Grafik: John Chuckman Blog (many thanks, John)

Gestern hat mir ein deutscher Freund in London erzählt, dass er im Büro von Engländern ausgespottet wurde. Es ging um Libyen. Die Briten können nicht begreifen, wie solch ein einflussreiches Land wie Deutschland (das sie offen respektieren) und solch eine „Powerfrau“ wie Bundeskanzlerin Angela Merkel (die sie insgeheim bewundern) sich vor dem legitimen Kampf gegen den Diktator Gaddafi drücken können. “Die Untätigkeit ist auch eine Entscheidung, sie ist eine Politik, die Konsequenzen haben wird”, schrieb vor ein paar Tagen Ex-Premier Tony Blair in der “Times”. Autsch, ein Seitenhieb – ihr wisst schon, gegen wen.
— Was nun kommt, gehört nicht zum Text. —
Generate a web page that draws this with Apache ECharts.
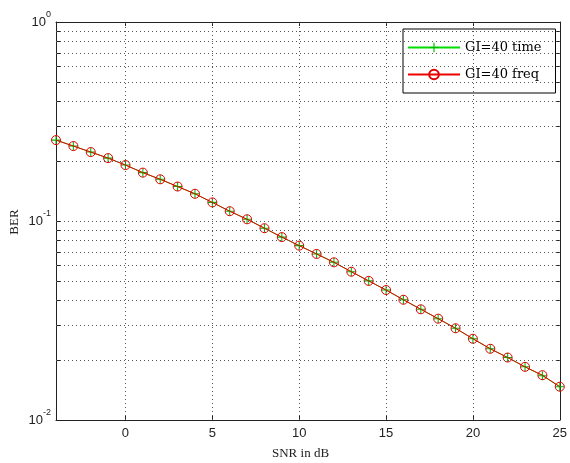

Ich weiß nicht, ob in Deutschland gerade in jeder Kebab-Bude die Reichweite von „Tomahawk“-Marschflugkörpern diskutiert wird. In Großbritannien ist der Krieg jedenfalls sehr präsent. Er beherrscht die Titelseiten der Zeitungen, die TV-Nachrichten, die Talkshows, die Debatten im Parlament und die Gespräche in den sozialen Netzwerken. Manche finden die Angriffe gegen die libysche Flugabwehr so spannend wie Fußball. “Top Guns gegen Verrückten Hund – 1:0? titelte heute die “Sun“. Ich bin nicht sicher, ob die jungen Leute, die vor ein paar Wochen die zehn Millionen Pfund teure Luxusvilla von Saif Gaddafi im Norden Londons besetzt haben, noch immer dort ausharren. Wenn ja, bloggen sie jetzt wahrscheinlich von dort stündlich ihre Kriegsanalysen in die weite Welt hinaus. Der „Daily Telegraph“ schrieb am vergangenen Freitag von einem 19-jährigen Engländer, der sogar sein Uni-Studium schmiss, um mit den Rebellen in Bengasi zu kämpfen. „Hoffentlich zeigen sie mir, wie man mit einem Gewehr schießt. Bislang habe ich nur Erfahrungen mit einem Wii“, gestand „Sam“ einem Reporter in der Wüste. Der Teenager konnte übrigens kein Wort Arabisch.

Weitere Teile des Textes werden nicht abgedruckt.